Throughout a body of work which includes more than a dozen poetic anthologies, Shapiro poignantly conveyed the ways that he was influenced by his urban upbringing in New York and the 35 missions he flew over Germany and Austria as a radio gunner during WWII.
Born to an observant family from Kiev, he also frequently depicted the world through a Jewish lens. In “The Talker,” for example, he retells a midrashic legend to show broader truths about the world.
While all the choiring angels cried:
Creation’s crown is set awry!
God fabled man before he was,
And boasting of his enterprise
Bade angels say the simple names
That mark in place each bird and beast.
But they were dumb, as He Foretold—
When man stepped from the shuddering dust,
And lightly tossed the syllables,
And said his own name, quick as dirt.
Then angels crept into their spheres,
And dirt, and bird, and beast were his.
The poet refers to a pasuk in Bereishit that reads, “And let them have dominion over the fish of the sea and over the birds of the sky and over the animals and over the land and over every creeping thing that creeps upon the earth,” but he also seems to expound on the meaning of the pasuk in the elegiac tone of a philosopher who decries the way that man himself can only be responsible for the destruction of mankind.
Shapiro possessed a religious spirit that forever tried to make sense of the world through words that he hoped would touch others.

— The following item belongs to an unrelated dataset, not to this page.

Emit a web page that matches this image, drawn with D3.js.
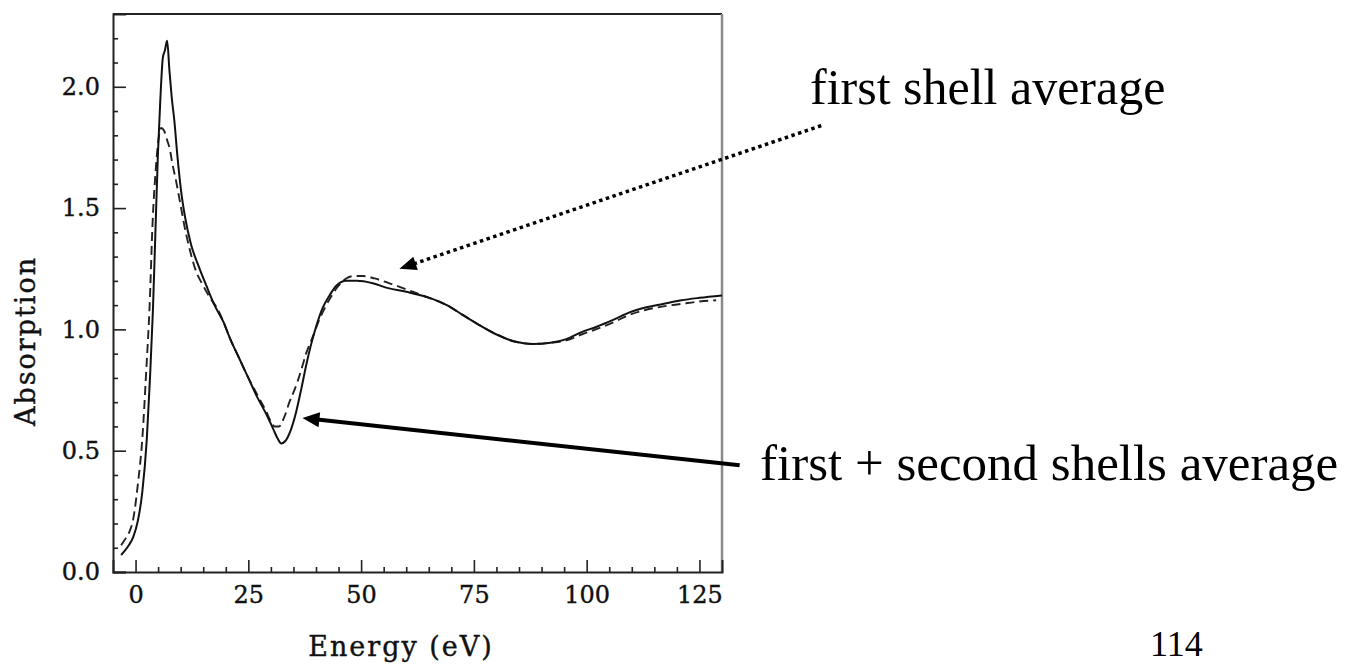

He also praised the poets who placed an emphasis on sincerity and made sure that his own writing was similarly genuine. As he writes in “Through the Borough,”
And the music
From car radios is so effortless.
And so I strive to join my music
To that music. So that
The air will carry my voice down
The block, across the bridge,
Through the boroughs where people I love
Can hear my voice, saying to them
Through the music that their lives
Are speaking to them now, as mine to me.